In the material below, the lines containing the word "this" are required; copy each of them.
....................
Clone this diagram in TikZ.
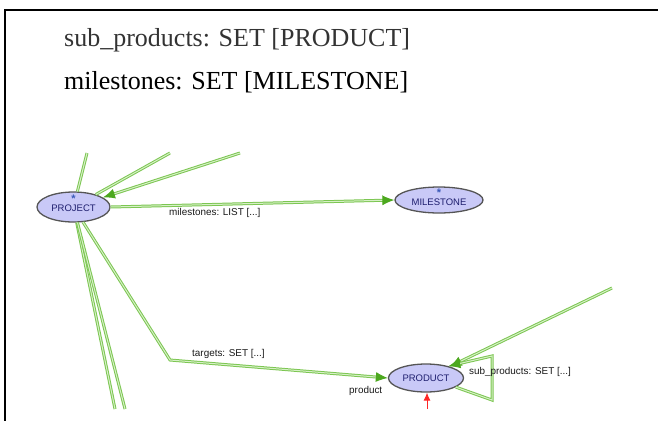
\documentclass[tikz,border=0pt]{standalone}
\usepackage{fontspec}
\setmainfont{Liberation Serif}
\newfontfamily\diagfont{Liberation Sans}
\usetikzlibrary{shapes.geometric,arrows.meta}

\definecolor{edgegreen}{HTML}{7CC652}
\definecolor{edgeinner}{HTML}{D6F0C6}
\definecolor{tipgreen}{HTML}{4CA81E}
\definecolor{classfill}{HTML}{C9C9F7}
\definecolor{classline}{HTML}{555555}
\definecolor{classtext}{HTML}{1E1E6E}
\definecolor{starblue}{HTML}{3A5AB8}
\definecolor{headgray}{HTML}{333333}

\tikzset{
  classnode/.style={ellipse, draw=classline, line width=1.3pt, fill=classfill,
    inner sep=0pt, font=\diagfont\fontsize{9.5}{10}\selectfont, text=classtext},
  relation/.style={draw=edgegreen, line width=1pt, double=edgeinner,
    double distance=1pt},
  relarrow/.style={relation, -{Latex[length=12pt,width=10pt,fill=tipgreen,color=tipgreen]}},
  rellabel/.style={font=\diagfont\fontsize{9.9}{10}\selectfont, text=black!90,
    inner sep=0pt, anchor=west},
  starmark/.style={font=\diagfont\bfseries\fontsize{11}{11}\selectfont, text=starblue, inner sep=0pt},
  heading/.style={font=\fontsize{26}{28}\selectfont, inner sep=0pt, anchor=base west}
}

\begin{document}
\begin{tikzpicture}[x=1pt, y=-1pt]
\useasboundingbox (0,0) rectangle (658,421);

% frame
\draw[line width=2pt, black] (658,10) -- (5,10) -- (5,421);

% header lines
\node[heading, text=headgray] (h1) at (64,46) {sub\_products: SET [PRODUCT]};
\node[heading, text=black] (h2) at (64,89) {milestones: SET [MILESTONE]};

% classes
\node[classnode, minimum width=73pt, minimum height=30pt] (prj) at (73.5,207) {};
\node[font=\diagfont\fontsize{9.5}{10}\selectfont, text=classtext, inner sep=0pt] (prjt) at (73.5,208.5) {PROJECT};
\node[starmark] (prjs) at (73.5,199) {*};

\node[classnode, minimum width=88pt, minimum height=26pt] (mil) at (439,200) {};
\node[font=\diagfont\fontsize{9.5}{10}\selectfont, text=classtext, inner sep=0pt] (milt) at (439,202) {MILESTONE};
\node[starmark] (mils) at (439,193) {*};

\node[classnode, minimum width=75pt, minimum height=28pt] (prd) at (426,378) {PRODUCT};

% free ends of relations leaving the visible area
\coordinate (t1) at (87,153);
\coordinate (t2) at (170,153);
\coordinate (t3) at (240,153);
\coordinate (b1) at (115,409);
\coordinate (b2) at (125,409);
\coordinate (bend) at (170,360);
\coordinate (r1) at (612,288);
\coordinate (lpb) at (492,400);
\coordinate (lpt) at (492,356);
\coordinate (red0) at (427,409);

% relations of PROJECT
\draw[relation] (prj) -- (t1);
\draw[relation] (prj) -- (t2);
\draw[relarrow] (t3) -- (prj);
\draw[relation] (prj) -- (b1);
\draw[relation] (prj) -- (b2);
\draw[relarrow] (prj.east) -- (mil.west);
\draw[relarrow] (prj) -- (bend) -- (prd.west);

% relations of PRODUCT
\draw[relarrow] (r1) -- (prd);
\draw[relarrow] (prd.-17) -- (lpb) -- (lpt) -- (prd.28);

% incoming marker
\draw[red!85!white, line width=0.9pt, -{Latex[length=8pt,width=7pt]}] (red0) -- (prd.south -| red0);

% labels
\node[rellabel] (lm) at (169,212.5) {milestones: LIST [...]};
\node[rellabel] (lt) at (192,354) {targets: SET [...]};
\node[rellabel] (ls) at (469,372) {sub\_products: SET [...]};
\node[rellabel] (lp) at (349,391) {product};
\end{tikzpicture}
\end{document}
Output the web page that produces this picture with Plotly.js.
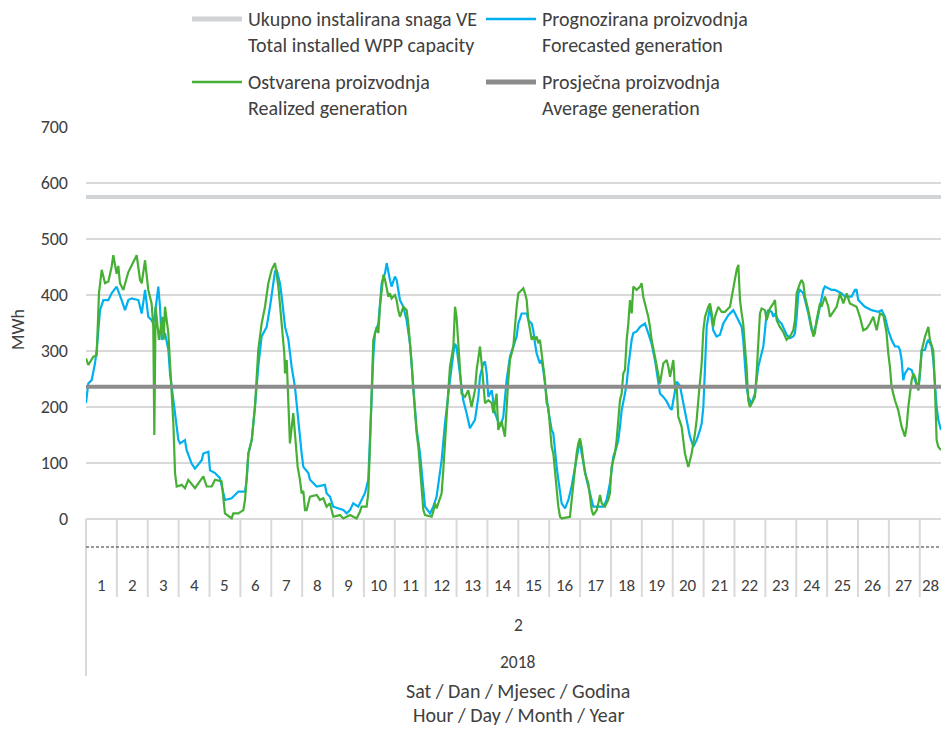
<!DOCTYPE html>
<html>
<head>
<meta charset="utf-8">
<script src="https://cdn.plot.ly/plotly-3.0.1.min.js"></script>
<style>html,body{margin:0;padding:0;background:#fff;}#chart{width:941px;height:731px;}</style>
</head>
<body>
<div id="chart"></div>
<script>
// ---------------- DATA ----------------
const dayLabels = ["1","2","3","4","5","6","7","8","9","10","11","12","13","14","15","16","17","18","19","20","21","22","23","24","25","26","27","28"];
const monthLabel = "2";
const yearLabel = "2018";
const hoursPerDay = 24;

const installedCapacity = 575;   // MWh
const averageGeneration = 236;   // MWh

const forecastHours = [0,1.8,4.4,7,8.3,9.6,10.9,13.5,17.4,19.9,23.8,27.7,30.3,32.9,35.5,40.7,43.3,45.9,48.4,51,52.3,53.6,56.2,57.5,58.8,61.4,64,65.3,67.9,70.5,71.8,73.1,76.9,78.2,82.1,84.7,89.9,91.2,95.1,96.4,100.3,104.1,105.4,108,113.2,118.4,123.6,124.9,126.2,128.8,131.3,133.9,136.5,139.1,140.4,143,144.3,146.9,148.2,150.8,152.1,154.7,157.3,159.8,162.4,165,167.6,168.9,172.8,174.1,179.3,185.7,187,189.6,192.2,200,202.6,205.2,207.7,211.6,212.9,216.8,219.4,220.7,222,223.3,224.6,227.2,229.8,232.4,233.7,235,236.2,237.5,240.1,241.4,244,246.6,249.2,251.8,253.1,255.7,257,259.6,260.9,262.2,263.5,267.4,269.9,272.5,273.8,276.4,279,280.3,282.9,285.5,286.8,288,290.7,293.2,295.8,298.4,302.3,304.9,306.2,308.8,310.1,311.4,312.7,315.3,317.9,321.8,324.3,326.9,329.5,332.1,334.7,336,338.6,342.5,343.8,346.4,347.6,349,350.2,352.8,354.1,355.4,356.7,358,359.3,360.6,361.9,363.2,364.5,365.8,367.1,368.4,369.7,372.3,374.9,377.4,380,382.6,383.9,385.2,386.5,389.1,391.7,394.3,399.5,402,404.6,407.2,408.5,409.8,412.4,413.7,415,416.3,418.9,420.2,421.5,422.8,424.1,425.4,428,430.6,434.4,437,439.6,442.2,444.8,446.1,448.7,451.3,453.9,455.2,456.5,459.1,461.6,464.2,466.8,469.4,472,474.6,477.2,478.5,479.8,481.1,482.4,485,487.5,490.1,492.7,495.3,497.9,499.2,503.1,507,509.6,510.8,512.1,513.4,514.7,517.3,519.9,521.2,522.5,525.1,526.4,527.7,529,530.3,532.9,534.2,535.5,538,540.6,543.2,544.5,547.1,549.7,551,552.3,553.6,554.9,557.5,558.8,561.4,564,565.3,567.8,570.4,571.7,573,574.3,579.5,582.1,587.3,589.9,595,597.6,598.9,600.2,602.8,605.4,610.6,615.8,618.4,621,622.2,623.5,626.1,628.7,631.3,632.6,633.9,635.2,636.5,639.1,641.7,644.3,646.9,648.2,649.5,652.1,653.3,654.7,657.2,658.5,659.8,661.1,662.4,664.5];
const forecastMWh = [207,242,248,278,302,343,373,391,391,403,415,391,373,391,394,391,367,409,361,355,349,367,415,379,320,332,302,260,212,171,141,135,141,123,99,90,105,117,120,87,82,73,58,34,37,49,49,70,117,141,200,272,326,337,343,379,403,442,445,420,397,343,320,272,236,171,117,93,82,70,58,61,46,40,22,16,10,16,28,22,28,46,70,141,230,290,332,349,421,439,457,439,427,415,433,427,391,379,355,313,272,189,159,117,82,46,22,10,22,40,64,105,171,200,248,296,313,307,260,212,189,162,177,218,254,278,281,260,218,230,189,165,182,248,290,308,326,349,367,367,355,349,337,313,296,278,284,266,242,212,194,177,159,153,117,93,70,46,28,19,34,58,93,129,141,117,99,70,46,22,22,22,34,64,87,111,129,141,165,194,224,242,272,296,320,332,335,343,349,332,313,284,248,224,218,210,198,195,212,245,238,207,171,147,129,141,159,171,200,272,343,379,337,326,329,349,360,364,373,355,343,320,272,236,218,206,224,248,272,296,308,337,367,373,370,361,367,355,349,336,329,323,326,332,361,403,409,403,391,367,337,332,349,379,391,409,415,409,409,403,397,397,409,409,391,385,379,373,370,373,361,349,337,320,308,308,302,284,248,260,269,266,248,230,260,301,302,313,320,308,284,242,200,177,159];

const realizedHours = [0,1.8,5.7,8.3,10.1,12.2,14.8,17.4,19.9,21.2,23.8,25.1,26.4,29,32.9,35.5,39.4,42,43.3,45.9,48.4,51,52.3,53.1,54.1,56.7,59.3,60.4,61.4,64,65.3,66.6,67.9,69.2,70.5,74.4,76.9,79.5,84.7,91.2,93.8,97.7,100.3,105.4,106.7,108,113.2,114.5,118.4,122.3,123.6,124.9,126.2,128.8,131.3,133.9,136.5,139.1,141.7,144.3,146.9,149.5,152.1,154.1,154.7,156,157.8,158.5,161.1,164.5,166.3,167.6,168.9,170.2,171.5,174.1,179.3,181.8,184.4,187,189.6,192.2,197.4,200,205.2,210.3,212.9,214.2,218.1,219.4,220.7,222,223.3,225.9,227.2,228.5,229.8,231.1,232.4,235,236.2,237.5,240.1,241.4,242.7,244,246.6,249.2,250.5,251.8,253.1,254.4,255.7,257,258.3,259.6,260.9,262.2,263.5,268.6,269.9,271.2,272.5,273.8,276.4,277.7,279,280.3,281.6,282.9,285.5,286.8,288,289.4,290.7,291.9,294.5,297.1,299.7,302.3,303.6,306.2,307.5,308.8,310.1,312.7,315.3,316.6,319.1,320.4,323,325.6,326.9,328.2,329.5,332.1,334.7,336,338.6,339.9,341.2,342.5,343.8,346.4,347.6,349,350.2,351.5,352.8,354.1,355.4,356.7,358,359.3,360.6,361.9,363.2,364.5,365.8,367.1,368.4,369.7,376.1,377.4,378.7,380,381.3,382.6,383.9,385.2,386.5,387.8,390.4,391.7,393,394.3,396.9,398.2,399.5,400.8,403.3,405.9,407.2,408.5,411.1,412.4,413.7,415,416.3,417.6,418.9,420.2,421.5,422.8,424.1,425.4,428,430.6,431.8,433.1,434.4,437,438.3,439.6,442.2,444.8,446.1,447.4,448.7,451.3,452.6,453.9,455.2,456.5,457.8,459.1,460.3,462.9,464.2,465.5,468.1,470.7,473.3,474.6,475.9,477.2,478.5,479.8,481.1,483.7,485,486.3,487.5,488.8,491.4,494,496.6,500.5,501.8,503.1,504.4,505.7,507,508.3,509.6,510.8,512.1,513.4,514.7,516,517.3,519.9,521.2,522.5,523.8,525.1,527.7,529,531.6,534.2,535.5,536.8,539.3,541.9,544.5,547.1,549.7,551,552.3,554.9,556.2,557.5,558.8,561.4,564,565.3,566.5,567.8,570.4,571.7,574.3,576.9,578.2,582.1,583.4,586,588.6,591.2,593.7,598.9,601.5,604.1,606.7,609.3,611.9,614.5,617.1,619.7,622.2,623.5,624.8,626.1,628.7,631.3,633.9,636.5,637.8,639.1,641.7,643,644.3,646.9,648.2,649.5,652.1,654.7,655.9,658.5,659.8,661.1,662.4,664.5];
const realizedMWh = [287,275,290,292,404,445,421,424,450,471,438,452,421,409,441,454,471,427,421,462,409,385,343,150,379,320,361,320,379,332,272,230,171,82,58,61,55,70,55,76,58,58,70,67,40,10,1,10,10,16,34,70,117,141,200,302,349,379,421,445,457,415,349,296,260,284,177,135,189,93,70,46,50,16,16,40,43,34,37,22,28,4,7,1,7,1,13,22,22,46,129,248,320,343,332,379,415,436,427,397,403,394,400,391,373,361,379,373,349,320,278,230,189,153,129,93,46,16,7,4,13,28,19,28,46,88,129,183,230,272,308,379,361,308,260,224,218,230,200,230,266,308,278,236,207,212,207,189,224,159,174,147,212,248,284,308,379,403,409,412,403,391,355,320,326,320,326,314,320,290,272,248,207,200,171,129,117,82,46,22,4,1,4,34,70,93,117,135,144,129,99,82,64,40,16,7,16,28,43,28,22,34,46,93,117,141,177,212,224,260,266,320,349,391,367,415,409,415,421,397,385,361,343,320,290,260,242,260,278,284,272,254,272,284,230,236,183,165,141,117,93,117,153,177,212,242,278,337,361,379,385,367,343,361,379,370,370,379,397,409,427,445,454,391,367,349,308,272,212,200,206,218,260,320,367,376,373,355,376,385,391,355,343,334,320,326,337,355,403,421,427,421,397,373,337,326,332,355,385,379,397,379,361,373,379,403,385,403,385,379,361,337,340,349,361,337,367,364,332,296,272,236,212,194,165,147,165,200,248,260,254,230,272,301,326,343,320,301,236,141,129,123];

// ---------------- LAYOUT HELPERS ----------------
const FIG_W = 941, FIG_H = 731;
const PL = 86, PR = 941, PT = 127, PB = 521;
const fx = x => (x - PL) / (PR - PL);   // pixel -> paper x
const fy = y => (PB - y) / (PB - PT);   // pixel -> paper y
const FONT = 'Carlito, Calibri, Lato, "Liberation Sans", sans-serif';
const TXT = '#404040';
const GRID = '#d9d9d9';

const cCap = '#d0d4d7', cFc = '#00b0f0', cRe = '#46b035', cAvg = '#8c8c8c';
const nDays = dayLabels.length;
const fullHours = nDays * hoursPerDay;
const xEnd = (PR - PL) * hoursPerDay / 30.88;

const traces = [
  {name: 'Ukupno instalirana snaga VE / Total installed WPP capacity', x: [0, fullHours], y: [installedCapacity, installedCapacity],
   mode: 'lines', line: {color: cCap, width: 4}, showlegend: false, hoverinfo: 'skip'},
  {name: 'Prognozirana proizvodnja / Forecasted generation', x: forecastHours, y: forecastMWh,
   mode: 'lines', line: {color: cFc, width: 2.2}, showlegend: false},
  {name: 'Ostvarena proizvodnja / Realized generation', x: realizedHours, y: realizedMWh,
   mode: 'lines', line: {color: cRe, width: 2.2}, showlegend: false},
  {name: 'Prosječna proizvodnja / Average generation', x: [0, fullHours], y: [averageGeneration, averageGeneration],
   mode: 'lines', line: {color: cAvg, width: 4}, showlegend: false, hoverinfo: 'skip'}
];

const shapes = [];
const annotations = [];

// category axis separators
for (let d = 1; d < nDays; d++) {
  shapes.push({type: 'line', xref: 'x', yref: 'paper', x0: d * hoursPerDay, x1: d * hoursPerDay,
    y0: fy(519), y1: fy(597), line: {color: GRID, width: 2}, layer: 'above'});
}
shapes.push({type: 'line', xref: 'paper', yref: 'paper', x0: 0, x1: 0, y0: fy(519), y1: fy(676),
  line: {color: GRID, width: 2}});
shapes.push({type: 'line', xref: 'paper', yref: 'paper', x0: 0, x1: 1, y0: fy(547), y1: fy(547),
  line: {color: '#333333', width: 1, dash: '3px,2px'}});

dayLabels.forEach((lab, i) => {
  const last = i === nDays - 1;
  annotations.push({xref: 'x', yref: 'paper', x: last ? xEnd : (i + 0.5) * hoursPerDay, y: fy(585), text: lab,
    showarrow: false, xanchor: last ? 'right' : 'center', yanchor: 'middle',
    font: {family: FONT, size: 17, color: TXT}});
});
const midX = fullHours / 2;
annotations.push({xref: 'x', yref: 'paper', x: midX, y: fy(625), text: monthLabel, showarrow: false,
  xanchor: 'center', yanchor: 'middle', font: {family: FONT, size: 17.5, color: TXT}});
annotations.push({xref: 'x', yref: 'paper', x: midX, y: fy(662), text: yearLabel, showarrow: false,
  xanchor: 'center', yanchor: 'middle', font: {family: FONT, size: 17.5, color: TXT}});
annotations.push({xref: 'x', yref: 'paper', x: midX, y: fy(691), text: 'Sat / Dan / Mjesec / Godina', showarrow: false,
  xanchor: 'center', yanchor: 'middle', font: {family: FONT, size: 20, color: TXT}});
annotations.push({xref: 'x', yref: 'paper', x: midX, y: fy(715), text: 'Hour / Day / Month / Year', showarrow: false,
  xanchor: 'center', yanchor: 'middle', font: {family: FONT, size: 20, color: TXT}});
annotations.push({xref: 'paper', yref: 'paper', x: fx(18), y: fy(330), text: 'MWh', textangle: -90, showarrow: false,
  xanchor: 'center', yanchor: 'middle', font: {family: FONT, size: 18, color: TXT}});

// legend (drawn manually: line sample + two text lines)
const legendItems = [
  {color: cCap, width: 5, x: 192, y: 19, l1: 'Ukupno instalirana snaga VE', l2: 'Total installed WPP capacity'},
  {color: cFc, width: 2.5, x: 486, y: 19, l1: 'Prognozirana proizvodnja', l2: 'Forecasted generation'},
  {color: cRe, width: 2.5, x: 192, y: 82, l1: 'Ostvarena proizvodnja', l2: 'Realized generation'},
  {color: cAvg, width: 5, x: 486, y: 82, l1: 'Prosječna proizvodnja', l2: 'Average generation'}
];
legendItems.forEach(it => {
  shapes.push({type: 'line', xref: 'paper', yref: 'paper', x0: fx(it.x), x1: fx(it.x + 50), y0: fy(it.y), y1: fy(it.y),
    line: {color: it.color, width: it.width}});
  annotations.push({xref: 'paper', yref: 'paper', x: fx(it.x + 54), y: fy(it.y), text: it.l1, showarrow: false,
    xanchor: 'left', yanchor: 'middle', font: {family: FONT, size: 20, color: TXT}});
  annotations.push({xref: 'paper', yref: 'paper', x: fx(it.x + 54), y: fy(it.y + 26), text: it.l2, showarrow: false,
    xanchor: 'left', yanchor: 'middle', font: {family: FONT, size: 20, color: TXT}});
});

const yTicks = [0, 100, 200, 300, 400, 500, 600, 700];

const layout = {
  width: FIG_W, height: FIG_H,
  margin: {l: PL, r: FIG_W - PR, t: PT, b: FIG_H - PB, pad: 0},
  paper_bgcolor: '#ffffff', plot_bgcolor: '#ffffff',
  showlegend: false,
  font: {family: FONT, size: 16, color: TXT},
  xaxis: {range: [0, xEnd], showgrid: false, zeroline: false, showticklabels: false, ticks: '', showline: false, fixedrange: true},
  yaxis: {range: [-2 / 0.56, 700], tickvals: yTicks, ticktext: yTicks.map(String), showgrid: true, gridcolor: GRID, gridwidth: 1.5,
    zeroline: true, zerolinecolor: GRID, zerolinewidth: 2, ticks: '', ticklabelstandoff: 17, showline: false,
    tickfont: {family: FONT, size: 18, color: TXT}, fixedrange: true},
  shapes: shapes,
  annotations: annotations
};

Plotly.newPlot('chart', traces, layout, {displayModeBar: false, staticPlot: true});
</script>
</body>
</html>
....................
§ Finished exercise:
Clone this diagram in TikZ.
Output the web page that produces this picture with Plotly.js.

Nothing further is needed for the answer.